#### THE EXERCISE:
Omit pictures and quote the listing below line by line, from its start through the line that holds "from bokeh.resources import INLINE".

#### DATA LINES:
━━━━━━━━━━━━━━━━━━━━━━━━━━━━━━

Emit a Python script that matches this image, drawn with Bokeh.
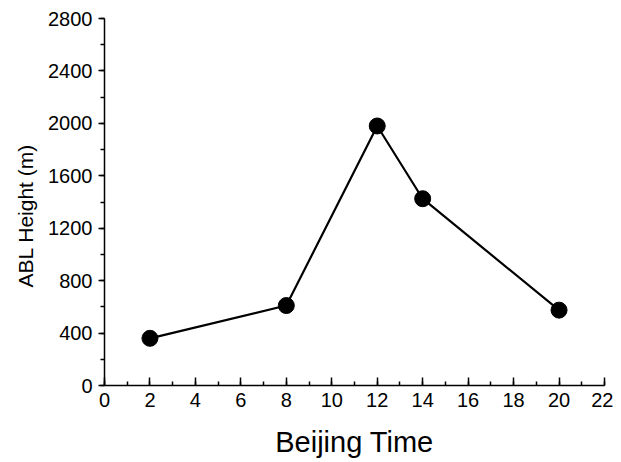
from bokeh.plotting import figure
from bokeh.models import Range1d, FixedTicker, Title
from bokeh.embed import file_html
from bokeh.resources import INLINE

# data
beijing_time = [2, 8, 12, 14, 20]
abl_height = [360, 610, 1980, 1425, 575]
x_ticks = list(range(0, 23, 2))
x_minor = list(range(0, 23, 1))
y_ticks = list(range(0, 2801, 400))
y_minor = list(range(0, 2801, 200))

FONT = "Liberation Sans"

p = figure(width=613, height=460, output_backend="svg", toolbar_location=None,
           x_range=Range1d(0, 22), y_range=Range1d(0, 2800),
           min_border_left=104, min_border_right=9, min_border_top=18, min_border_bottom=75)
p.outline_line_color = None
p.xgrid.visible = False
p.ygrid.visible = False

p.line(beijing_time, abl_height, line_color="black", line_width=2.2)
p.scatter(beijing_time, abl_height, size=16, fill_color="black", line_color="black")

xa = p.xaxis[0]
xa.ticker = FixedTicker(ticks=x_ticks, minor_ticks=x_minor)
xa.axis_label = "Beijing Time"
xa.axis_label_text_font = FONT
xa.axis_label_text_font_size = "29px"
xa.axis_label_text_font_style = "normal"
xa.axis_label_text_color = "black"
xa.axis_label_standoff = 16
xa.major_label_text_font = FONT
xa.major_label_text_font_size = "20px"
xa.major_label_text_color = "black"
xa.major_label_standoff = 7
xa.major_tick_in = 8
xa.major_tick_out = 0
xa.minor_tick_in = 4
xa.minor_tick_out = 0
xa.axis_line_width = 1.5
xa.major_tick_line_width = 1.5
xa.minor_tick_line_width = 1.5

ya = p.yaxis[0]
ya.ticker = FixedTicker(ticks=y_ticks, minor_ticks=y_minor)
ya.major_label_text_font = FONT
ya.major_label_text_font_size = "20px"
ya.major_label_text_color = "black"
ya.major_label_standoff = 6
ya.major_tick_in = 0
ya.major_tick_out = 6
ya.minor_tick_in = 0
ya.minor_tick_out = 4
ya.axis_line_width = 1.5
ya.major_tick_line_width = 1.5
ya.minor_tick_line_width = 1.5

ylabel = Title(text="ABL Height (m)", align="left", offset=98, standoff=17,
               text_font=FONT, text_font_size="21px", text_font_style="normal",
               text_color="black")
p.add_layout(ylabel, "left")

open("out.html", "w").write(file_html(p, INLINE))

━━━━━━━━━━━━━━━━━━━━━━━━━━━━━━

#### THE OUTPUT:
Emit a Python script that matches this image, drawn with Bokeh.
from bokeh.plotting import figure
from bokeh.models import Range1d, FixedTicker, Title
from bokeh.embed import file_html
from bokeh.resources import INLINE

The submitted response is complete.